France/attentat en 1974 : Carlos à nouveau condamné à la prison à vie
Ilich Ramirez Sanchez, 68 ans, était connu dans les années 1970 pour une série d'attaques terroristes pro-palestiniennes à travers le monde

Le Vénézuélien Ilich Ramirez Sanchez, dit Carlos, 68 ans, a été condamné jeudi en appel à Paris à la réclusion criminelle à perpétuité pour l’attentat meurtrier du Drugstore Publicis en 1974 dans la capitale française.
La figure du terrorisme « anti-impérialiste » des années 1970-80, qui a refusé de comparaître jeudi, a donc eu confirmation de la peine qui lui avait été infligée en mars 2017 pour avoir lancé une grenade dans le Drugstore Publicis, une galerie marchande parisienne, faisant deux morts et 37 blessés.
Après moins de deux heures de délibération, la cour d’assises spéciale, composée de magistrats professionnels en charge des crimes terroristes, a déclaré l’accusé « coupable ».
Près de 44 ans après les faits, en l’absence d’ADN ou d’aveux, l’avocat général Rémi Crosson du Cormier avait dit mercredi son « intime conviction » de la culpabilité de l’accusé.
« L’ensemble des éléments de l’enquête… permettent de dépasser le doute raisonnable » et désignent Carlos comme « l’auteur de l’attentat perpétré au Drugstore », pour le magistrat.
La défense du terroriste de la « résistance palestinienne » a dénoncé une « faillite de la justice », qui « n’a jamais suivi de piste alternative » à celle de la culpabilité de Carlos et condamné un homme en se fondant sur des preuves « fragiles » ou « manipulées ».
Me Francis Vuillemin avait appelé la cour à respecter « la loi du doute » qui doit profiter à l’accusé, « même s’il vous raconte des exécutions de sa main, même s’il est un tueur, même s’il a cet orgueil de décrire sa trajectoire d’une violence sans limite ».
Isabelle Coutant-Peyre, son avocate devenue sa compagne en détention, avait par avance dénoncé un procès qui « n’a pas de sens » et parié « à 100 % » sur une condamnation tant selon lui Carlos est « une enseigne, une marque commerciale, une franchise choisie par la police, par l’Etat français ».

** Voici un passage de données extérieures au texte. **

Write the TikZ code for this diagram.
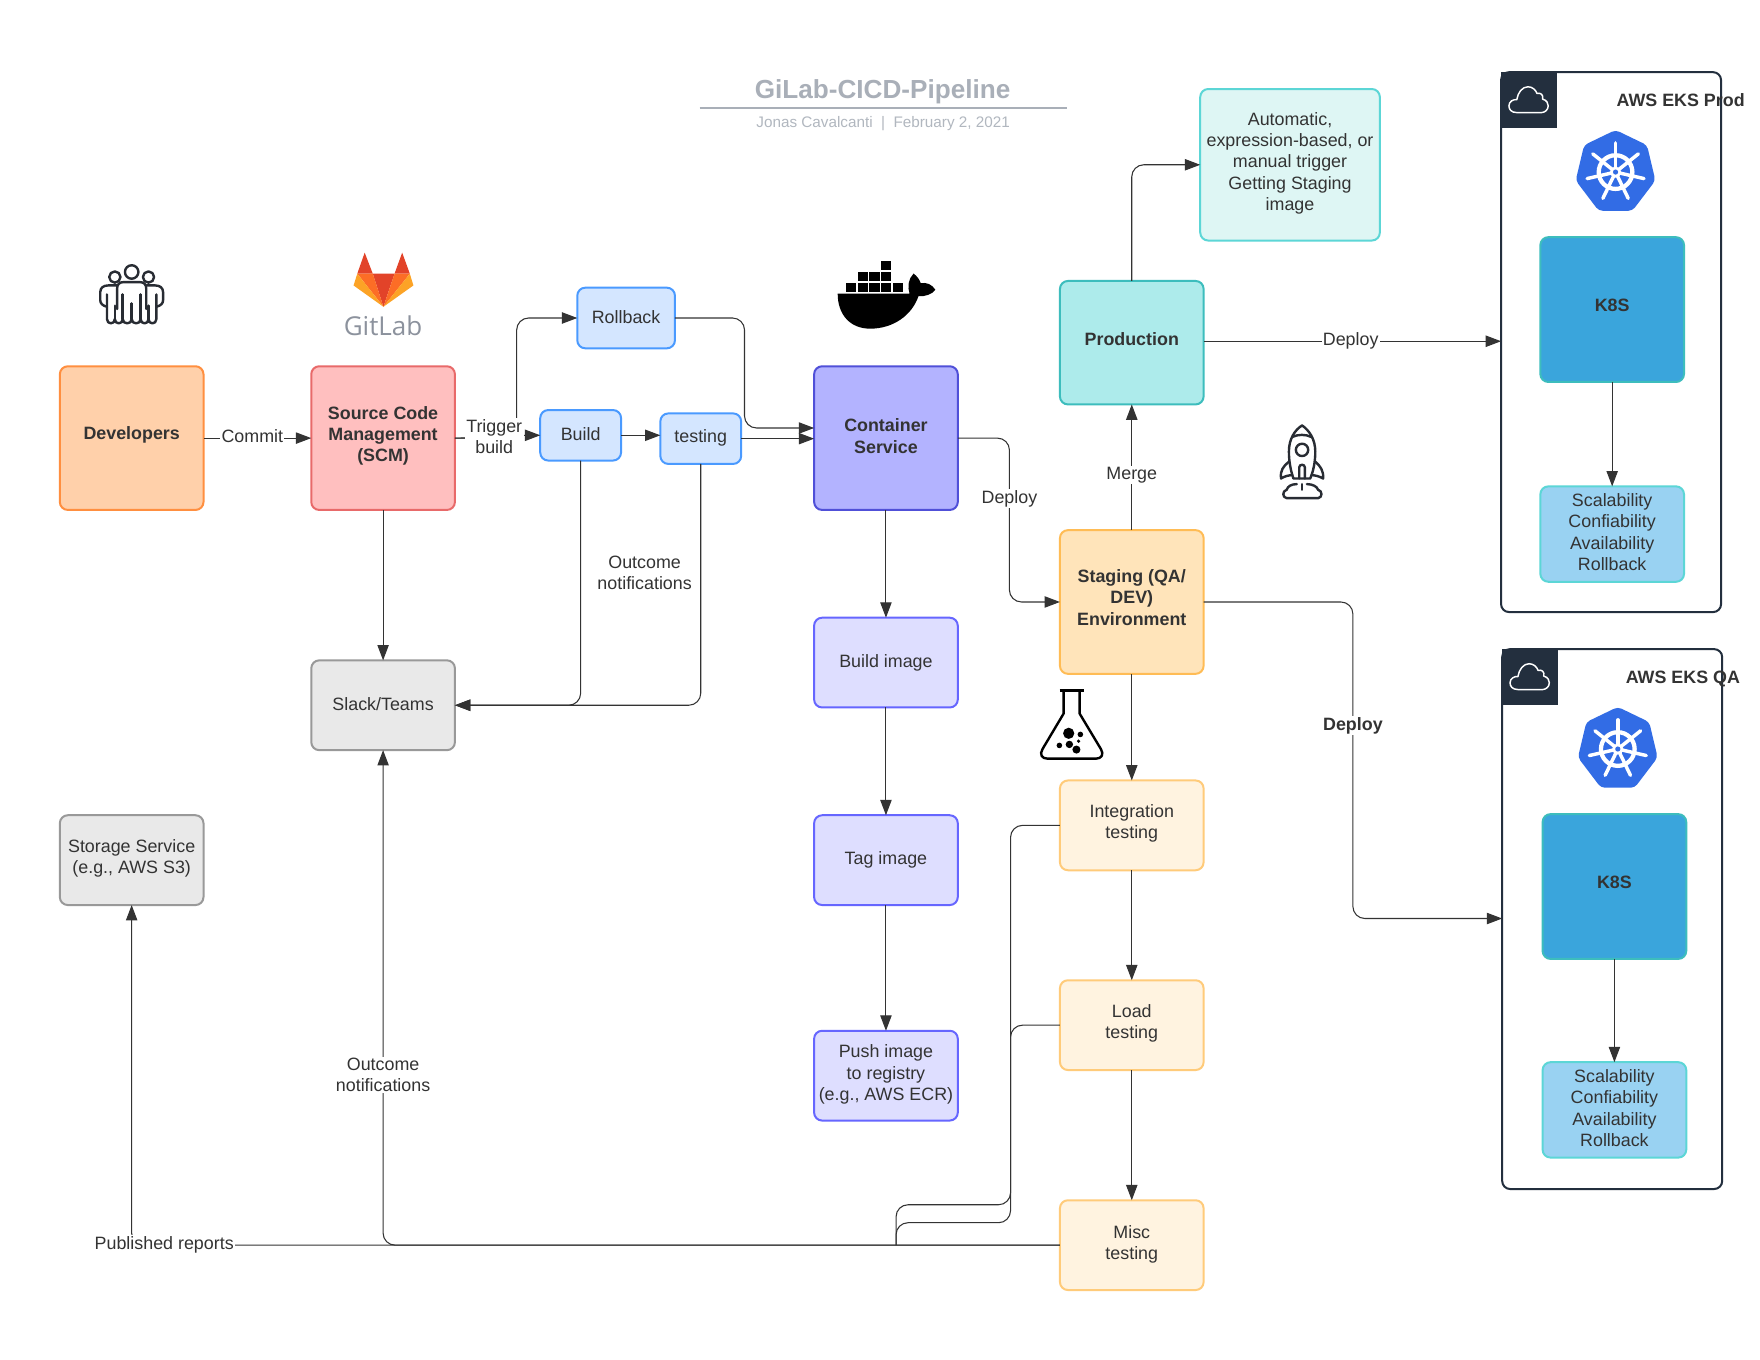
\documentclass[tikz,border=0pt]{standalone}
\usepackage{fontspec}
\setmainfont{Liberation Sans}
\newfontfamily\glfont{Open Sans}
\usetikzlibrary{arrows.meta,calc}
\definecolor{ink}{HTML}{333333}
\definecolor{dark}{HTML}{232F3E}
\definecolor{icon}{HTML}{282C33}
\definecolor{kblue}{HTML}{326CE5}
\definecolor{titlegray}{HTML}{A9AFB8}
\newcommand{\uu}{0.84184pt}
\newcommand{\bx}[8]{%
  \node[#1,minimum width={(#5-#3)*\uu},minimum height={(#6-#4)*\uu}] (#2) at ({(#3+#5)/2},{(#4+#6)/2})
    {\raisebox{#7pt}[\height][\depth]{\begin{tabular}{@{}c@{}}#8\end{tabular}}};}
\tikzset{
  box/.style={draw,rounded corners=6pt,line width=1.5pt,inner sep=0pt,outer sep=0pt,text=ink,font=\fontsize{13.4}{16}\selectfont},
  boldbox/.style={box,font=\fontsize{13.4}{16}\selectfont\bfseries},
  cdev/.style={boldbox,fill={rgb,255:red,255;green,208;blue,170},draw={rgb,255:red,255;green,143;blue,64}},
  cscm/.style={boldbox,fill={rgb,255:red,255;green,191;blue,191},draw={rgb,255:red,232;green,106;blue,106}},
  csmall/.style={box,fill={rgb,255:red,212;green,230;blue,255},draw={rgb,255:red,74;green,154;blue,255}},
  ccont/.style={boldbox,fill={rgb,255:red,179;green,179;blue,255},draw={rgb,255:red,80;green,80;blue,216}},
  cimg/.style={box,fill={rgb,255:red,222;green,222;blue,255},draw={rgb,255:red,102;green,102;blue,255}},
  cgray/.style={box,fill={rgb,255:red,233;green,233;blue,233},draw={rgb,255:red,153;green,153;blue,153}},
  cprod/.style={boldbox,fill={rgb,255:red,173;green,235;blue,235},draw={rgb,255:red,61;green,189;blue,189}},
  cauto/.style={box,fill={rgb,255:red,222;green,246;blue,244},draw={rgb,255:red,92;green,214;blue,214}},
  cstag/.style={boldbox,fill={rgb,255:red,255;green,228;blue,186},draw={rgb,255:red,255;green,188;blue,85}},
  ctest/.style={box,fill={rgb,255:red,255;green,243;blue,224},draw={rgb,255:red,255;green,203;blue,122}},
  ckube/.style={boldbox,fill={rgb,255:red,58;green,165;blue,220},draw={rgb,255:red,61;green,189;blue,189}},
  cscal/.style={box,fill={rgb,255:red,153;green,210;blue,242},draw={rgb,255:red,92;green,214;blue,214}},
  frame/.style={draw=dark,line width=1.5pt,rounded corners=6pt,inner sep=0pt,outer sep=0pt},
  lbl/.style={fill=white,inner sep=1pt,text=ink,align=center,font=\fontsize{13.4}{16}\selectfont},
  lblb/.style={lbl,font=\fontsize{13.4}{16}\selectfont\bfseries},
  conn/.style={draw=ink,line width=0.8pt,rounded corners=9pt,-{Triangle[length=11.5pt,width=8.5pt]}},
  plainconn/.style={draw=ink,line width=0.8pt,rounded corners=9pt},
  ico/.style={draw=icon,line width=1.8pt,line join=round,line cap=round},
  kube/.pic={
    \fill[kblue,rounded corners=3pt] (0,-37.5) -- (28,-24) -- (35.5,7.5) -- (15,34.5) -- (-15,34.5) -- (-35.5,7.5) -- (-28,-24) -- cycle;
    \draw[white,line width=3.2pt] (0,0) circle (15);
    \foreach \a in {90,141.4,192.9,244.3,295.7,347.1,38.6}
      \draw[white,line width=2.6pt,line cap=round] (0,0) -- ({\a}:-26);
    \fill[white] (0,0) circle (5);
    \fill[kblue] (0,0) circle (2.3);
  },
  cloudhead/.pic={
    \fill[dark] (0,0) rectangle (49.5,49.5);
    \draw[white,line width=1.1pt,line join=round] (14,36) .. controls (9,36) and (7,33) .. (7,30) .. controls (7,26) and (11,24) .. (14,24.5) .. controls (15,18) and (19,13) .. (24,13) .. controls (28,13) and (31,16) .. (32,19) .. controls (35,18) and (38,20) .. (37,24) .. controls (41,25) and (42,28) .. (42,30) .. controls (42,33.5) and (39,36) .. (36,36) -- cycle;
  }
}
\begin{document}
\begin{tikzpicture}[x=\uu,y=-\uu]
\useasboundingbox (-0.3,-0.3) rectangle (1567.7,1211.3);
\fill[white] (-0.3,-0.3) rectangle (1567.7,1211.3);

% title
\node[text=titlegray,font=\fontsize{19.6}{22}\selectfont\bfseries] (title) at (786,81) {GiLab-CICD-Pipeline};
\node[text=titlegray!90,font=\fontsize{11.45}{14}\selectfont] (subtitle) at (786.5,110) {Jonas Cavalcanti\ \ |\ \ February 2, 2021};
\coordinate (ruleL) at (623,96);
\coordinate (ruleR) at (950.5,96);
\draw[titlegray,line width=1.5pt] (ruleL) -- (ruleR);

% AWS frames
\bx{frame}{eksprod}{1337}{64}{1533}{545}{0}{}
\bx{frame}{eksqa}{1338}{578}{1534}{1059}{0}{}
\pic at (1337,64) {cloudhead};
\pic at (1338,578) {cloudhead};
\node[text=ink,font=\fontsize{13.4}{16}\selectfont\bfseries] (prodtitle) at (1497,89) {AWS EKS Prod};
\node[text=ink,font=\fontsize{13.4}{16}\selectfont\bfseries] (qatitle) at (1499,604.5) {AWS EKS QA};
\pic at (1439,153) {kube};
\pic at (1441,667) {kube};

% boxes
\bx{cdev}{dev}{53}{326}{181}{454}{2.2}{Developers}
\bx{cscm}{scm}{277}{326}{405}{454}{1.3}{Source Code\\Management\\(SCM)}
\bx{csmall}{rollback}{514}{256}{601}{310}{-0.7}{Rollback}
\bx{csmall}{build}{481}{365}{553}{410}{-0.7}{Build}
\bx{csmall}{testing}{588}{368}{660}{413}{0}{testing}
\bx{ccont}{container}{725}{326}{853}{454}{-0.2}{Container\\Service}
\bx{cimg}{buildimg}{725}{550}{853}{630}{-0.2}{Build image}
\bx{cimg}{tagimg}{725}{726}{853}{806}{-0.2}{Tag image}
\bx{cimg}{pushimg}{725}{918}{853}{998}{0.5}{Push image\\to registry\\(e.g., AWS ECR)}
\bx{cgray}{slack}{277}{588}{405}{668}{-0.7}{Slack/Teams}
\bx{cgray}{storage}{53}{726}{181}{806}{1.3}{Storage Service\\(e.g., AWS S3)}
\bx{cprod}{prod}{944}{250}{1072}{360}{0.8}{Production}
\bx{cauto}{auto}{1069}{79}{1229}{214}{1}{Automatic,\\expression-based, or\\manual trigger\\Getting Staging\\image}
\bx{cstag}{staging}{944}{472}{1072}{600}{1.8}{Staging (QA/\\DEV)\\Environment}
\bx{ctest}{integ}{944}{695}{1072}{775}{1}{Integration\\testing}
\bx{ctest}{load}{944}{873}{1072}{953}{1.3}{Load\\testing}
\bx{ctest}{misc}{944}{1069}{1072}{1149}{0.3}{Misc\\testing}
\bx{ckube}{kubeP}{1372}{211}{1500}{340}{1.8}{K8S}
\bx{cscal}{scalP}{1372}{433}{1500}{518}{-0.2}{Scalability\\Confiability\\Availability\\Rollback}
\bx{ckube}{kubeQ}{1374}{725}{1502}{854}{1.8}{K8S}
\bx{cscal}{scalQ}{1374}{946}{1502}{1031}{-0.2}{Scalability\\Confiability\\Availability\\Rollback}

% helper coordinates
\coordinate (trigMid) at (440,389.6);
\coordinate (trigUp) at (460,330);
\coordinate (rollBend) at (663,330);
\coordinate (contIn) at (725,381);
\coordinate (deployBend) at (899,460);
\coordinate (qaBend) at (1205,818);
\coordinate (prodOut) at (1072,303.7);
\coordinate (busBendI) at (900,1000);
\coordinate (jn) at (798,1109);
\coordinate (jnI) at (798,1073);
\coordinate (jnL) at (798,1089);

% connectors
\draw[conn] (dev.east) -- (scm.west);
\draw[conn] (scm.east) -- (trigMid) -- (trigMid |- build.west) -- (build.west);
\draw[conn] (scm.east) -| (trigUp) |- (rollback.west);
\draw[conn] (build.east |- 0,387.5) -- (testing.west |- 0,387.5);
\draw[conn] (testing.east) -- (testing.east -| container.west);
\draw[conn] (rollback.east) -| (rollBend) |- (contIn);
\draw[conn] (container.south) -- (buildimg.north);
\draw[conn] (buildimg.south) -- (tagimg.north);
\draw[conn] (tagimg.south) -- (pushimg.north);
\draw[conn] (container.east) -| (deployBend) |- (staging.west);
\draw[conn] (scm.south) -- (slack.north);
\draw[conn] (build.south) |- (slack.east);
\draw[conn] (testing.south) |- (slack.east);
\draw[conn] (staging.north) -- (prod.south);
\draw[conn] (prod.north) |- (auto.west);
\draw[conn] (prodOut) -- (prodOut -| eksprod.west);
\draw[conn] (staging.east) -| (qaBend) -- (qaBend -| eksqa.west);
\draw[conn] (kubeP.south) -- (scalP.north);
\draw[conn] (kubeQ.south) -- (scalQ.north);
\draw[conn] (staging.south) -- (integ.north);
\draw[conn] (integ.south) -- (load.north);
\draw[conn] (load.south) -- (misc.north);
\draw[conn] (misc.west) -| (storage.south);
\draw[conn] (misc.west) -| (slack.south);
\draw[plainconn] (integ.west) -| (busBendI) |- (jnI) -- (jn);
\draw[plainconn] (load.west) -| (busBendI) |- (jnL) -- (jn);

% labels
\node[lbl] (lcommit) at (224.5,388) {Commit};
\node[lbl] (ltrigger) at (440,388.5) {Trigger\\build};
\node[lbl] (loutA) at (574,510) {Outcome\\notifications};
\node[lbl] (ldeployA) at (899,444) {Deploy};
\node[lbl] (lmerge) at (1008,423) {Merge};
\node[lbl] (ldeployB) at (1203,303.5) {Deploy};
\node[lblb] (ldeployC) at (1205,646) {Deploy};
\node[lbl] (loutB) at (341,957.5) {Outcome\\notifications};
\node[lbl] (lpub) at (146,1109) {Published reports};

% people icon
\draw[ico] (117,242) circle (6);
\draw[ico] (102,246.5) circle (5);
\draw[ico] (132,246.5) circle (5);
\draw[ico] (95,273) .. controls (91,272) and (89,270) .. (89,267) -- (89,260) .. controls (89,256) and (92,254) .. (96,254) -- (104,254);
\draw[ico] (139,273) .. controls (143,272) and (145,270) .. (145,267) -- (145,260) .. controls (145,256) and (142,254) .. (138,254) -- (130,254);
\draw[ico] (104,275) -- (104,257) .. controls (104,253) and (106,251) .. (110,251) -- (124,251) .. controls (128,251) and (130,253) .. (130,257) -- (130,275);
\draw[ico] (95,262) -- (95,284) .. controls (95,289) and (102,289) .. (102,284) .. controls (102,289) and (109,289) .. (109,284) .. controls (109,289) and (117,289) .. (117,284) .. controls (117,289) and (125,289) .. (125,284) .. controls (125,289) and (132,289) .. (132,284) .. controls (132,289) and (139,289) .. (139,284) -- (139,262);
\draw[ico] (102,272) -- (102,284);
\draw[ico] (109,262) -- (109,284);
\draw[ico] (117,270) -- (117,284);
\draw[ico] (125,262) -- (125,284);
\draw[ico] (132,272) -- (132,284);

% gitlab logo
\fill[fill={rgb,255:red,226;green,67;blue,41}] (331.8,243.5) -- (351.2,243.5) -- (341.3,273) -- cycle;
\fill[fill={rgb,255:red,226;green,67;blue,41}] (324.6,224.8) -- (331.8,243.5) -- (318,243.5) -- cycle;
\fill[fill={rgb,255:red,226;green,67;blue,41}] (358,224.8) -- (351.2,243.5) -- (364.8,243.5) -- cycle;
\fill[fill={rgb,255:red,252;green,109;blue,38}] (318,243.5) -- (331.8,243.5) -- (341.3,273) -- cycle;
\fill[fill={rgb,255:red,252;green,109;blue,38}] (364.8,243.5) -- (351.2,243.5) -- (341.3,273) -- cycle;
\fill[fill={rgb,255:red,252;green,163;blue,38}] (318,243.5) -- (314.7,254) -- (341.3,273) -- cycle;
\fill[fill={rgb,255:red,252;green,163;blue,38}] (364.8,243.5) -- (368,254) -- (341.3,273) -- cycle;
\node[text={rgb,255:red,140;green,146;blue,157},font=\fontsize{19.5}{24}\glfont] (gitlabtext) at (341,290) {GitLab};

% docker logo
\fill[black] (746,261.3) -- (810,261.3) .. controls (808,255) and (809,248) .. (813.6,243.4) .. controls (817,246) and (819,249) .. (820,252) .. controls (825,251) and (830,253) .. (833,257.8) .. controls (830,262) and (824,264) .. (818,263.5) .. controls (812,281) and (795,292.5) .. (775,292.5) .. controls (757,292.5) and (746,280) .. (746,261.3) -- cycle;
\foreach \cx in {753,763.8,774.3,784.6,795.3}
  \fill[black] (\cx,251.8) rectangle ++(9,8.4);
\foreach \cx in {763.8,774.3,784.6}
  \fill[black] (\cx,241.8) rectangle ++(9,8.4);
\fill[black] (784.6,232.2) rectangle ++(9,8.4);

% rocket
\draw[ico] (1159.7,378.7) .. controls (1153,383) and (1148,391) .. (1148,402) .. controls (1148,412) and (1150,420) .. (1152,426) -- (1167,426) .. controls (1169.5,420) and (1171.5,412) .. (1171.5,402) .. controls (1171.5,391) and (1166,383) .. cycle;
\draw[ico] (1151,389) .. controls (1156,386.5) and (1163,386.5) .. (1168,389);
\draw[ico] (1159.7,400.5) circle (5.5);
\draw[ico] (1148,411) .. controls (1143,415) and (1140,419) .. (1141,426) .. controls (1144,424) and (1148,423) .. (1151,423);
\draw[ico] (1171.5,411) .. controls (1176,415) and (1179,419) .. (1178.5,426) .. controls (1175,424) and (1171,423) .. (1168,423);
\draw[ico] (1157.2,426) -- (1157.2,416) .. controls (1157.2,413) and (1162.2,413) .. (1162.2,416) -- (1162.2,426);
\draw[ico] (1155,431) .. controls (1150,431) and (1147,433) .. (1146,436) .. controls (1142,437) and (1142,443) .. (1146,443.5) -- (1174,443.5) .. controls (1178,443) and (1178,437) .. (1174,436) .. controls (1173,433) and (1169,431) .. (1164,431);
\draw[ico] (1159.7,431) -- (1159.7,436);

% flask
\draw[black,line width=1.8pt,line join=round] (943.7,614.7) -- (965,614.7);
\draw[black,line width=1.8pt,line join=round] (947.3,614.7) -- (947.3,635.4) -- (928.5,667) .. controls (925.5,672) and (928,675.6) .. (933,675.6) -- (976,675.6) .. controls (981,675.6) and (983.5,672) .. (980.5,667) -- (961.5,635.4) -- (961.5,614.7);
\fill[black] (951.8,653) circle (5);
\fill[black] (962.2,654) circle (2.5);
\fill[black] (943.5,663.8) circle (2.5);
\fill[black] (952.4,662.9) circle (3.3);
\fill[black] (960.6,660) circle (1.6);
\fill[black] (958.7,667.5) circle (3.6);
\end{tikzpicture}
\end{document}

« Condamnation inacceptable »
La seule surprise aura été le renoncement de Carlos, qui se plaît tant à tisser lui-même sa légende, à ses « derniers mots », pour protester contre ses conditions de détention au palais de justice.
Lui qui a usé, parfois cinq heures durant, de cette dernière parole donnée à l’accusé que nul n’a le droit d’interrompre, a choisi de ne pas revenir à la tribune pour son dernier procès.
Ultime pouvoir, celui de se taire. Au risque de décevoir les avocats turcs venus d’Istanbul pour le soutenir, le représentant du parti communiste russe ou les étudiants en droit présents dans la salle.
L’attaque du Drugstore, qui « marque le début du parcours criminel de Carlos en France » selon l’accusation, a eu lieu le 15 septembre 1974 à Paris, à 17H10 : une grenade lancée par un homme depuis le restaurant en mezzanine du Drugstore avait explosé dans la galerie marchande en contrebas.
Pour l’accusation, cet attentat visait à faciliter la remise en liberté d’un Japonais arrêté à Orly, membre de l’Armée rouge japonaise. Ce mouvement était proche d’une branche du groupe terroriste Front populaire de libération de la Palestine (FPLP) dont Carlos était devenu l’un des bras armés en Europe.
La grenade jetée au Drugstore était, selon cette hypothèse, le moyen de pression choisi par Carlos pour accélérer la libération du révolutionnaire nippon. L’avocat général a rappelé que plusieurs témoignages étaient venus appuyer cette thèse, notamment celui d’un ancien compagnon d’armes repenti, Hans Joachim Klein, qui assure que Carlos lui a raconté avoir jeté une grenade.
Le magistrat a aussi estimé que le travail d’enquête avait permis de prouver que la grenade utilisée au Drugstore provenait « bien du même lot » volé en Allemagne que celles retrouvées chez une maîtresse de l’accusé et utilisées lors d’une prise d’otage à La Haye.
Il a également relevé la revendication de cette action par Carlos lui-même dans une interview parue fin 1979 dans le magazine El-Watan Al-Arabi. Entretien que l’intéressé a ensuite affirmé n’avoir jamais donné.
La défense avait, en vain, dénoncé la « manipulation » des preuves et ironisé sur la « mémoire magique de certains témoins ».
Ilich Ramirez Sanchez a cinq jours pour se pourvoir en cassation, un recours dont il usera « très probablement » ont déclaré ses avocats, après une « condamnation inacceptable ».